Во время суда Разумихин «откопал откуда-то сведения и представил доказательства, что преступник Раскольников, в бытность свою в университете, из последних средств своих помогал одному своему бедному и чахоточному университетскому товарищу и почти содержал его в продолжение полугода. Когда же тот умер, ходил за оставшимся в живых старым и расслабленным отцом товарища (который содержал и кормил своего отца своими трудами чуть ли не с тринадцатилетнего возраста), поместил, наконец, этого старика в больницу и, когда тот тоже умер, похоронил его. — Сама бывшая хозяйка его, мать умершей невесты Раскольникова, вдова Зарницына, засвидетельствовала тоже, что, когда они еще жили в другом доме, у Пяти Углов, Раскольников во время пожара, ночью, вытащил из одной квартиры, уже загоревшейся, двух маленьких детей и был при этом обожжен».
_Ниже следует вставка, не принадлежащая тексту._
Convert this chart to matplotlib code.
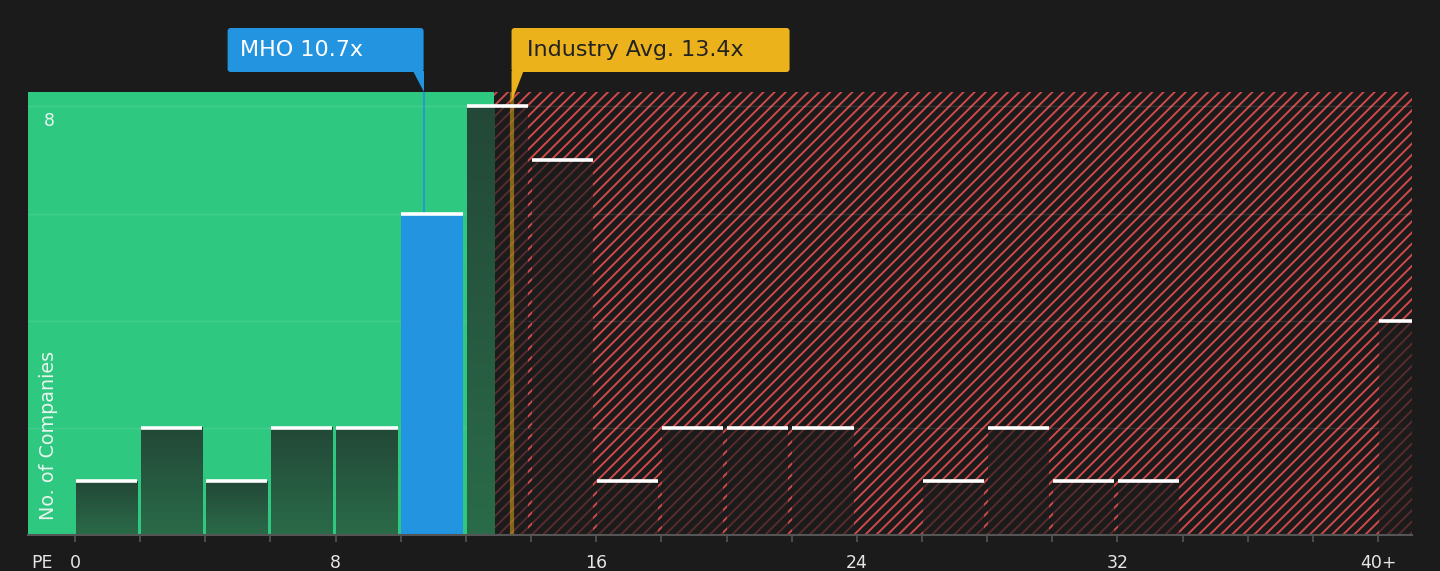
import numpy as np
import matplotlib
matplotlib.use('Agg')
import matplotlib.pyplot as plt
from matplotlib.patches import FancyBboxPatch, Polygon
from matplotlib.transforms import IdentityTransform

# ---- data ----
bin_left = [0, 2, 4, 6, 8, 10, 12, 14, 16, 18, 20, 22, 24, 26, 28, 30, 32, 34, 36, 38, 40]
counts = [1, 2, 1, 2, 2, 6, 8, 7, 1, 2, 2, 2, 0, 1, 2, 1, 1, 0, 0, 0, 4]
tick_values = [0, 8, 16, 24, 32, 40]
tick_texts = ['0', '8', '16', '24', '32', '40+']
company_name = 'MHO'
company_pe = 10.7
industry_pe = 13.4
green_end = 12.86
y_tick_label = 8

# ---- style ----
BG = '#1b1b1b'
GREEN = '#2ec880'
BLUE = '#2394e0'
GOLD = '#ebb21c'
RED = '#d04a4c'
GRAD_TOP = '#234837'
GRAD_BOT = '#2a6b49'
W, H = 1440, 571

plt.rcParams['hatch.linewidth'] = 1.4
fig = plt.figure(figsize=(W / 100, H / 100), dpi=100, facecolor=BG)
ax = fig.add_axes([28 / W, 36 / H, 1384 / W, 443 / H])
ax.set_facecolor(BG)
XL = (-1.443, 41.04)
YL = (0, 8.27)

ax.axvspan(XL[0], green_end, color=GREEN, lw=0, zorder=0)
ax.axvspan(green_end, XL[1], facecolor=BG, edgecolor=RED, hatch='///', lw=0, zorder=0)

for y in [2, 4, 6, 8]:
    ax.axhline(y, color='white', alpha=0.1, lw=1, zorder=1)

bw = 1.88
off = 0.02
c_top = np.array(matplotlib.colors.to_rgb(GRAD_TOP))
c_bot = np.array(matplotlib.colors.to_rgb(GRAD_BOT))
grad = np.linspace(0, 1, 64)[:, None, None]
grad_img = c_bot * (1 - grad) + c_top * grad

for left, h in zip(bin_left, counts):
    if h <= 0:
        continue
    x0 = left + off
    if left <= company_pe < left + 2:
        ax.bar(x0, h, bw, align='edge', color=BLUE, lw=0, zorder=2)
    else:
        ax.bar(x0, h, bw, align='edge', color=BG, alpha=0.65, lw=0, zorder=2)
        if x0 < green_end:
            ax.imshow(grad_img, extent=(x0, min(x0 + bw, green_end), 0, h),
                      origin='lower', aspect='auto', zorder=2.5, interpolation='bilinear')
    ax.hlines(h, x0, x0 + bw, color='white', lw=2.6, zorder=4)

ax.axvline(company_pe, color=BLUE, lw=1.5, alpha=0.85, zorder=3)
ax.axvline(industry_pe, color=GOLD, lw=3, alpha=0.5, zorder=3)

ax.set_xlim(*XL)
ax.set_ylim(*YL)
ax.set_xticks(np.arange(0, 42, 2))
ax.set_xticklabels([tick_texts[tick_values.index(v)] if v in tick_values else '' for v in range(0, 42, 2)])
ax.tick_params(axis='x', colors='#555555', length=5, width=1.2, pad=9, labelsize=12.5, labelcolor='#e6e6e6')
ax.set_yticks([])
for s in ['top', 'right', 'left']:
    ax.spines[s].set_visible(False)
ax.spines['bottom'].set_color('#555555')
ax.spines['bottom'].set_linewidth(1.5)
ax.spines['bottom'].set_zorder(5)

ax.text(0.0152, (y_tick_label - 0.1) / YL[1], str(y_tick_label), transform=ax.transAxes,
        ha='center', va='top', fontsize=12.5, color='#e8f5ee', zorder=6)
ax.text(0.0145, 0.034, 'No. of Companies', transform=ax.transAxes, rotation=90,
        ha='center', va='bottom', fontsize=13.8, color='#e8f5ee', zorder=6)
fig.text(42, H - 563, 'PE', transform=IdentityTransform(), ha='center', va='center',
         fontsize=12.5, color='#e6e6e6')

# ---- annotation boxes ----
idt = IdentityTransform()
box_top = H - 28
box_bot = H - 72
ax_top = H - 92
pc = ax.transData.transform((company_pe, 0))[0]
pi = ax.transData.transform((industry_pe, 0))[0]

mw = 196
fig.add_artist(FancyBboxPatch((pc - mw, box_bot), mw, box_top - box_bot,
                              boxstyle='round,pad=0,rounding_size=3', fc=BLUE, ec='none',
                              transform=idt))
fig.add_artist(Polygon([(pc - 11, box_bot + 1), (pc, box_bot + 1), (pc, ax_top)], closed=True,
                       fc=BLUE, ec='none', transform=idt))
fig.text(pc - mw + 12, (box_top + box_bot) / 2, f'{company_name} {company_pe}x', transform=idt,
         ha='left', va='center', fontsize=16, color='white')

iw = 278
fig.add_artist(FancyBboxPatch((pi, box_bot), iw, box_top - box_bot,
                              boxstyle='round,pad=0,rounding_size=3', fc=GOLD, ec='none',
                              transform=idt))
fig.add_artist(Polygon([(pi, box_bot + 1), (pi + 12, box_bot + 1), (pi, ax_top - 10)], closed=True,
                       fc=GOLD, ec='none', transform=idt))
fig.text(pi + 15, (box_top + box_bot) / 2, f'Industry Avg. {industry_pe}x', transform=idt,
         ha='left', va='center', fontsize=16, color='#222222')

fig.savefig('out.png', dpi=100, facecolor=BG)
— Известно ли вам, — рассказывает мать Раскольникова, — как он полтора года назад меня изумил, потряс и чуть совсем не уморил, когда вздумал было жениться на этой, как ее, на дочери Зарницыной, хозяйки его… Вы думаете, его бы остановили тогда мои слезы, мои просьбы, моя болезнь, моя смерть, может быть, с тоски — наша нищета? Преспокойно бы перешагнул через все препятствия. (Не точно ли так же, хотя и по другому пути, «перешагнул он через препятствия», «через кровь»?) А неужели он, неужели ж он нас не любил?
— Больная такая девочка была, — вдруг задумываясь и потупившись, вспоминает сам Раскольников, — совсем хворая; нищим любила подавать и о монастыре все мечтала, и раз залилась слезами, когда мне об этом стала говорить — (это, конечно, прообраз Марьи Лебядкиной, «юродивой», «хромоножки», невесты Ставрогина в «Бесах»). — Да, да… помню… очень помню. Дурнушка такая… собой. Право, не знаю, за что я к ней тогда привязался, кажется, за то, что всегда больная… Будь она еще хромая аль горбатая, я бы, кажется, еще больше ее полюбил. (Он задумчиво улыбнулся.) Так, какой-то бред весенний был…
«Полечка, меня зовут Родион; помолитесь когда-нибудь и обо мне, „и раба Родиона“ — больше ничего», — говорит он однажды четырнадцатилетней девочке, Сониной сестре, должно быть, с такою же задумчиво-нежною и детски-жалобною улыбкой, как и о том «весеннем бреде».
В самые исступленные минуты вдруг откуда-то, из неведомых ему самому глубин его сердца, подымается как бы тихое веяние: точно в холодном колющем осеннем воздухе — мягкая и теплая струя.